Connecticut Homeowners Face Stark Choices After Sandy
Jackie Beagon loved her life along the Connecticut coast, where she and her husband walked to the beach and church and bicycled around the neighborhood. But Superstorm Sandy ripped it all apart, and the couple was forced to sell their flood-ravaged home in Fairfield, where they lived for a quarter of a century.
“We were extremely overwhelmed and didn’t know what to do,” Beagon said. “The money just kept adding up. We didn’t just lose a place to sleep. We lost 25 years of our life.”
Beagon and her husband James, who are renting an apartment in Stratford, are among hundreds of homeowners in Connecticut facing stark choices after the storm flooded their homes four months ago: Sell, demolish and rebuild or elevate. Some are selling because it’s too costly or overwhelming to rebuild, while others are taking on huge debts and enduring many months out of their homes while they repair and elevate.
In flood zones, houses must comply with current sea level elevation requirements if the cost to repair damage exceeds half the value of the structure, excluding the value of the land, officials say.

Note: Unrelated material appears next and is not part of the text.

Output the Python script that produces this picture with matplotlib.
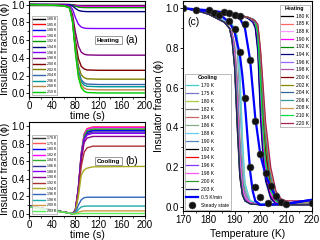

The issue is also playing out in harder-hit New Jersey, where about 346,000 homes and businesses were damaged by the storm and the state’s two U.S. senators have called for the federal government to help homeowners elevate their homes.
In Connecticut, about 3,000 homes were damaged by Sandy, including about 500 that received major damage, state officials said.
In Fairfield, 100 to 200 homes suffered that level of damage and homeowners will have to elevate, demolish or sell, said Jim Wendt, assistant planning director. So far, 12 permits have been issued to elevate houses, he said, noting that many homeowners are waiting on insurance settlements and looking into other potential funding sources.
“The shoreline is going to be more resistant to flood damage than it was before,” Wendt said, “unfortunately at a fairly high cost to a lot of folks.”
In Milford, about 200 homes will have to be raised, said Mayor Ben Blake.
“It’s a huge undertaking,” Blake said. “Even people that are well off, it’s an expense that challenges them.”
Keith Rhodes, a 44-year-old marketing executive in Fairfield, has been out of his house since the storm and figures his family won’t be back until May. His wife is due to give birth to their second child about two weeks later in June.
Rhodes, who is elevating his house about 5 feet, gutting the first floor and replacing the deteriorating foundation, figures his out-of-pocket expenses will be around $200,000 after exhausting the maximum flood insurance coverage of $250,000. He’s had to borrow against retirement accounts and is counting on a low-interest loan from the Small Business Administration.
If the loan doesn’t come through, he said, `”‘m going to call the bank of Dad.”
“It’s nerve-racking but you don’t have a choice and you look around and you see where people have it much worse off than we have it,” Rhodes said. “There are older people that have lived in that neighborhood for 40 years and if they are forced to elevate they cannot afford to stay in the house.”
Homeowners in flood zones who have flood insurance can get up to $30,000 to help pay the cost to elevate their homes if they are required to do so, far less than the estimates some homeowners are receiving from contractors. New flood zone maps are raising the elevation requirement by a foot or more, depending on location.
Some homeowners traumatized by flooding are voluntarily raising their homes, figuring it will reduce their insurance premiums and help with resale.
Beagon’s former neighborhood, which was so flooded for days that residents used kayaks and canoes to reach their homes, has been transformed with the clanking sound of jackhammers and sledgehammers. Large houses sit high in the air on steel beams and wood supports while foundations are built up to the new height along with staircases and other work.
A 60-year-old retired interior decorator and seamstress, Beagon said elevating her house alone would cost about $70,000. She said she wanted to tear down and rebuild because she was worried that the house had sat in contaminated water for weeks. But she couldn’t afford it along with rising taxes and she had limited flood insurance.
Beagon doesn’t know where they’ll wind up, but won’t be near the coast and the couple will rent.
She couldn’t bear to go by her house until recently. It was torn down. She can live with that but misses her routines like saying good morning to the two little girls who lived next door.
“We were very comfortable there,” Beagon said.